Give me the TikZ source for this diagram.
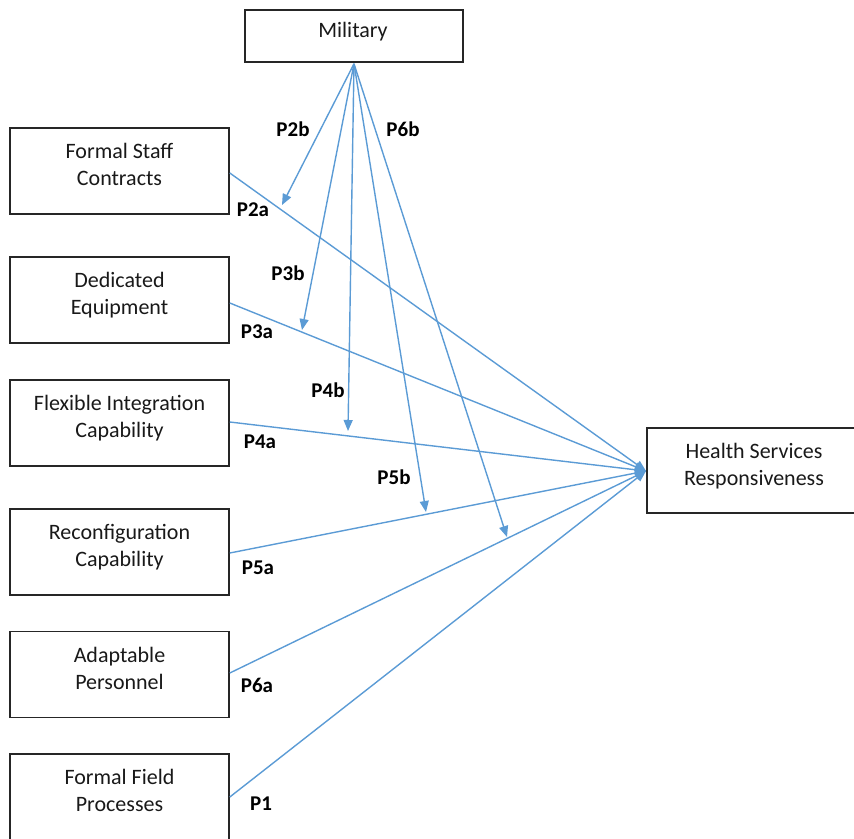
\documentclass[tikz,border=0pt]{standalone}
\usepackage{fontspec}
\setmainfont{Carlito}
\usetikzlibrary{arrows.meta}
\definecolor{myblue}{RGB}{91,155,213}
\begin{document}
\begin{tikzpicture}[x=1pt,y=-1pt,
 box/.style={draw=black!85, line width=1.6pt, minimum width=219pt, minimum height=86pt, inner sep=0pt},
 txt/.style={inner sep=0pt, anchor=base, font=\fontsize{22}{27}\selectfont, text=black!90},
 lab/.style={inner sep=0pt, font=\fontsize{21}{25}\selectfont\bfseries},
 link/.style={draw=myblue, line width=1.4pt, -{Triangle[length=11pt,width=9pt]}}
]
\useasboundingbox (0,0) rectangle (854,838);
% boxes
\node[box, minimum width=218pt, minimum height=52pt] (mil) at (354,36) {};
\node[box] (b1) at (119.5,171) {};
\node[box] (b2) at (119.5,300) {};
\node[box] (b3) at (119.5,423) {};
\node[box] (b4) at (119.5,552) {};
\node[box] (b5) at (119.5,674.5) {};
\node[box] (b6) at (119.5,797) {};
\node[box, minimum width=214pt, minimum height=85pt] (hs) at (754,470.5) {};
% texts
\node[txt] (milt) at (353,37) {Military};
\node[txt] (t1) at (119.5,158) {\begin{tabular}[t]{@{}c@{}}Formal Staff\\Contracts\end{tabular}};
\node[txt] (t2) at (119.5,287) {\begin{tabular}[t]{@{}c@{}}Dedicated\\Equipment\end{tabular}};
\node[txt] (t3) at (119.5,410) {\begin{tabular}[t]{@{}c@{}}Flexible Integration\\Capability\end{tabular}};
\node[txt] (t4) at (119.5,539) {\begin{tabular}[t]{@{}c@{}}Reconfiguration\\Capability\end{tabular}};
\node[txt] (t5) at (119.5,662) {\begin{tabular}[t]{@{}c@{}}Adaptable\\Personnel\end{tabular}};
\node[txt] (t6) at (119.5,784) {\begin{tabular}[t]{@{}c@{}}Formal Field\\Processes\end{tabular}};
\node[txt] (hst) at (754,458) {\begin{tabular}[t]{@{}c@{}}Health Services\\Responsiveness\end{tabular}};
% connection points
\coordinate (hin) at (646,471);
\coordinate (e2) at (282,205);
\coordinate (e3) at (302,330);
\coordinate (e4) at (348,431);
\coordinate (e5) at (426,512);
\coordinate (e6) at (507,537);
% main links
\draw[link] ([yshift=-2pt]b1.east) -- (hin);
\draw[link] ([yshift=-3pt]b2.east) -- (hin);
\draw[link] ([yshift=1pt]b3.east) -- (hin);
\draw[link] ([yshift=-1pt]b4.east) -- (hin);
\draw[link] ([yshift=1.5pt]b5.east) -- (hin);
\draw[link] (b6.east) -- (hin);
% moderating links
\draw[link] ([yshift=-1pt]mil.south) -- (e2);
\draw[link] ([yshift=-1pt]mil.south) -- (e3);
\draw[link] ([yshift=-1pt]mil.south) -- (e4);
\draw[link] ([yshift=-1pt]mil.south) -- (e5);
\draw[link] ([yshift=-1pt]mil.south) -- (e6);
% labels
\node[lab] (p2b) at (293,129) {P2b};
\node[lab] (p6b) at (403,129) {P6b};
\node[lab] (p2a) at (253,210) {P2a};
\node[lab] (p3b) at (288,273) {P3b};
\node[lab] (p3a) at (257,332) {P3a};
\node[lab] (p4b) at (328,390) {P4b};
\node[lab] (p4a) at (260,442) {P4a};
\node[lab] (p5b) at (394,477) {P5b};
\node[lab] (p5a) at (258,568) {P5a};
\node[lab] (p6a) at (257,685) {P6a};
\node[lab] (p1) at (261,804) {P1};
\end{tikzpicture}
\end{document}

###

Restate the data above word for word. Skip every picture.

§ **Finished exercise**
Give me the TikZ source for this diagram.
\documentclass[tikz,border=0pt]{standalone}
\usepackage{fontspec}
\setmainfont{Carlito}
\usetikzlibrary{arrows.meta}
\definecolor{myblue}{RGB}{91,155,213}
\begin{document}
\begin{tikzpicture}[x=1pt,y=-1pt,
 box/.style={draw=black!85, line width=1.6pt, minimum width=219pt, minimum height=86pt, inner sep=0pt},
 txt/.style={inner sep=0pt, anchor=base, font=\fontsize{22}{27}\selectfont, text=black!90},
 lab/.style={inner sep=0pt, font=\fontsize{21}{25}\selectfont\bfseries},
 link/.style={draw=myblue, line width=1.4pt, -{Triangle[length=11pt,width=9pt]}}
]
\useasboundingbox (0,0) rectangle (854,838);
% boxes
\node[box, minimum width=218pt, minimum height=52pt] (mil) at (354,36) {};
\node[box] (b1) at (119.5,171) {};
\node[box] (b2) at (119.5,300) {};
\node[box] (b3) at (119.5,423) {};
\node[box] (b4) at (119.5,552) {};
\node[box] (b5) at (119.5,674.5) {};
\node[box] (b6) at (119.5,797) {};
\node[box, minimum width=214pt, minimum height=85pt] (hs) at (754,470.5) {};
% texts
\node[txt] (milt) at (353,37) {Military};
\node[txt] (t1) at (119.5,158) {\begin{tabular}[t]{@{}c@{}}Formal Staff\\Contracts\end{tabular}};
\node[txt] (t2) at (119.5,287) {\begin{tabular}[t]{@{}c@{}}Dedicated\\Equipment\end{tabular}};
\node[txt] (t3) at (119.5,410) {\begin{tabular}[t]{@{}c@{}}Flexible Integration\\Capability\end{tabular}};
\node[txt] (t4) at (119.5,539) {\begin{tabular}[t]{@{}c@{}}Reconfiguration\\Capability\end{tabular}};
\node[txt] (t5) at (119.5,662) {\begin{tabular}[t]{@{}c@{}}Adaptable\\Personnel\end{tabular}};
\node[txt] (t6) at (119.5,784) {\begin{tabular}[t]{@{}c@{}}Formal Field\\Processes\end{tabular}};
\node[txt] (hst) at (754,458) {\begin{tabular}[t]{@{}c@{}}Health Services\\Responsiveness\end{tabular}};
% connection points
\coordinate (hin) at (646,471);
\coordinate (e2) at (282,205);
\coordinate (e3) at (302,330);
\coordinate (e4) at (348,431);
\coordinate (e5) at (426,512);
\coordinate (e6) at (507,537);
% main links
\draw[link] ([yshift=-2pt]b1.east) -- (hin);
\draw[link] ([yshift=-3pt]b2.east) -- (hin);
\draw[link] ([yshift=1pt]b3.east) -- (hin);
\draw[link] ([yshift=-1pt]b4.east) -- (hin);
\draw[link] ([yshift=1.5pt]b5.east) -- (hin);
\draw[link] (b6.east) -- (hin);
% moderating links
\draw[link] ([yshift=-1pt]mil.south) -- (e2);
\draw[link] ([yshift=-1pt]mil.south) -- (e3);
\draw[link] ([yshift=-1pt]mil.south) -- (e4);
\draw[link] ([yshift=-1pt]mil.south) -- (e5);
\draw[link] ([yshift=-1pt]mil.south) -- (e6);
% labels
\node[lab] (p2b) at (293,129) {P2b};
\node[lab] (p6b) at (403,129) {P6b};
\node[lab] (p2a) at (253,210) {P2a};
\node[lab] (p3b) at (288,273) {P3b};
\node[lab] (p3a) at (257,332) {P3a};
\node[lab] (p4b) at (328,390) {P4b};
\node[lab] (p4a) at (260,442) {P4a};
\node[lab] (p5b) at (394,477) {P5b};
\node[lab] (p5a) at (258,568) {P5a};
\node[lab] (p6a) at (257,685) {P6a};
\node[lab] (p1) at (261,804) {P1};
\end{tikzpicture}
\end{document}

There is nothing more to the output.